Dr. Jacob Mayer, the Jones Institute's embryology lab director was extremely skeptical that air filters would have any effect, since the lab's air was already controlled under tight regulations.

But the Jones Institute purchased four of the $2,400 incubator filters, enough for half of its embryo incubators, and Mayer set out to resolve the issue.

Between October 1998 and March of this year, he housed embryos in either filtered or unfiltered incubators, randomly assigning them to each incubator. No other part of the IVF treatment changed, and neither the women nor their physicians knew who received "filtered" or "nonfiltered" embryos.

Fifty-two percent of women implanted with embryos grown in filtered incubators became pregnant, vs. 30 percent of women whose embryos were grown in nonfiltered incubators, Mayer reported Tuesday at a meeting of the American Society for Reproductive Medicine.

Mayer doesn't know why the results turned out as they did. Because he didn't expect the experiment to work, Mayer didn't take the expensive step of having his incubators' air quality tested before and after filtration -- so he doesn't know if there were some polluting gas lurking around.

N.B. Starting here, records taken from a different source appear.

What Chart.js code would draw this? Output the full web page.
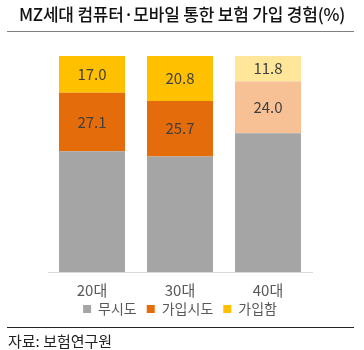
<!DOCTYPE html>
<html>
<head>
<meta charset="utf-8">
<script src="https://cdn.jsdelivr.net/npm/chart.js@4"></script>
<style>
  body { margin: 0; background: #fff; font-family: "Noto Sans CJK KR", sans-serif; }
  #wrap { position: relative; width: 364px; height: 350px; overflow: hidden; }
  #title { position: absolute; left: 0; top: 1px; width: 364px; text-align: center; font-size: 17px; font-weight: 500; color: #111; letter-spacing: -0.2px; }
  #topLine { position: absolute; left: 7px; width: 347px; top: 31px; height: 1px; background: #7f7f7f; }
  #botLine { position: absolute; left: 7px; width: 347px; top: 327px; height: 1px; background: #222; }
  #source { position: absolute; left: 8px; top: 330px; font-size: 15px; color: #222; }
  canvas { position: absolute; left: 0; top: 0; }
</style>
</head>
<body>
<div id="wrap">
  <canvas id="chart" width="364" height="350"></canvas>
  <div id="title">MZ세대 컴퓨터·모바일 통한 보험 가입 경험(%)</div>
  <div id="topLine"></div>
  <div id="botLine"></div>
  <div id="source">자료: 보험연구원</div>
</div>
<script>
// Data
const ageGroups = ['20대', '30대', '40대'];
const neverTried = [55.9, 53.5, 64.2];
const triedJoining = [27.1, 25.7, 24.0];
const joined = [17.0, 20.8, 11.8];

// Colors (40대 is shown in lighter shades)
const grayColors = ['#a5a5a5', '#a5a5a5', '#a5a5a5'];
const orangeColors = ['#e46c0a', '#e46c0a', '#f8c095'];
const yellowColors = ['#ffc000', '#ffc000', '#ffe699'];

// Draws value labels inside the orange/yellow segments
const segmentLabels = {
  id: 'segmentLabels',
  afterDatasetsDraw(chart) {
    const ctx = chart.ctx;
    ctx.save();
    ctx.font = '15px "Noto Sans CJK KR", sans-serif';
    ctx.fillStyle = '#404040';
    ctx.textAlign = 'center';
    ctx.textBaseline = 'middle';
    chart.data.datasets.forEach((ds, i) => {
      if (!ds.showValues) return;
      chart.getDatasetMeta(i).data.forEach((bar, j) => {
        const y = (bar.y + bar.base) / 2;
        ctx.fillText(ds.data[j].toFixed(1), bar.x, y);
      });
    });
    ctx.restore();
  }
};

// Pull the legend up a little so it sits closer to the tick labels
const legendNudge = {
  id: 'legendNudge',
  afterLayout(chart) {
    chart.legend.top -= 10;
    chart.legend.bottom -= 10;
  }
};

new Chart(document.getElementById('chart'), {
  type: 'bar',
  data: {
    labels: ageGroups,
    datasets: [
      { label: '무시도', data: neverTried, backgroundColor: grayColors, showValues: false },
      { label: '가입시도', data: triedJoining, backgroundColor: orangeColors, showValues: true },
      { label: '가입함', data: joined, backgroundColor: yellowColors, showValues: true }
    ]
  },
  options: {
    responsive: false,
    animation: false,
    layout: { padding: { left: 48, right: 52, top: 56, bottom: 14 } },
    datasets: { bar: { categoryPercentage: 0.75, barPercentage: 1 } },
    scales: {
      x: {
        stacked: true,
        grid: { display: false },
        border: { color: '#d9d9d9' },
        ticks: { color: '#595959', font: { size: 15, family: '"Noto Sans CJK KR", sans-serif' }, padding: 1 },
        afterFit(scale) { scale.height = 30; }
      },
      y: { stacked: true, display: false, min: 0, max: 100 }
    },
    plugins: {
      tooltip: { enabled: false },
      legend: {
        position: 'bottom',
        labels: {
          boxWidth: 8, boxHeight: 8, padding: 10,
          color: '#595959',
          font: { size: 14, family: '"Noto Sans CJK KR", sans-serif' },
          generateLabels(chart) {
            return chart.data.datasets.map((ds, i) => ({
              text: ds.label,
              fillStyle: ds.backgroundColor[0],
              strokeStyle: ds.backgroundColor[0],
              lineWidth: 0,
              datasetIndex: i,
              fontColor: '#595959'
            }));
          }
        }
      }
    }
  },
  plugins: [segmentLabels, legendNudge]
});
</script>
</body>
</html>
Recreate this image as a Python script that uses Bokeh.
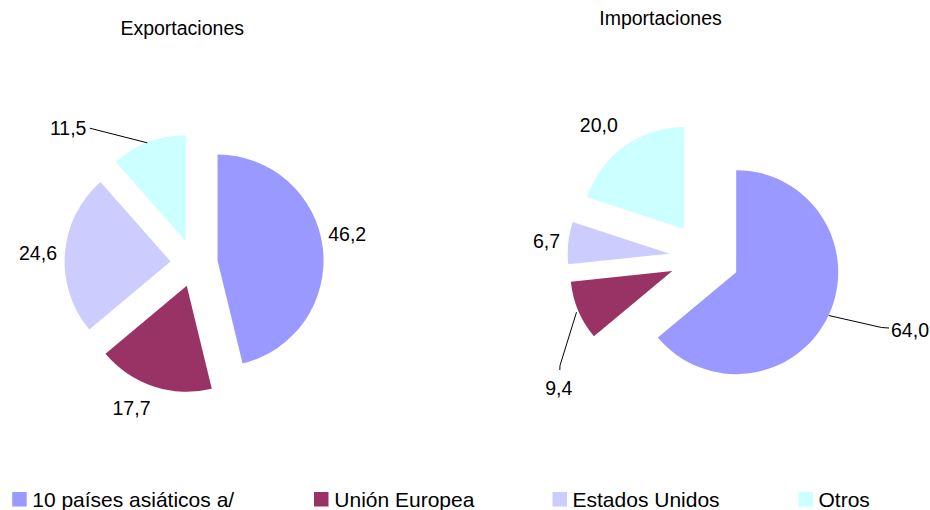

It is too soon to know how many of the Jones Institute's pregnancies culminated in live births, but Mayer will check whether the filters made an enduring difference. Regardless, he has purchased filters for th rest of the clinic's incubators.

A few other clinics have tried the filters and reported they didn't seem to help, but the Jones Institute so far has performed the only scientifically well-controlled study, said Michael Tucker, scientific director of the Shady Grove Fertility Center in Rockville, Md.

"It is a definite step forward," Tucker said. "It has sparked a lot of interest."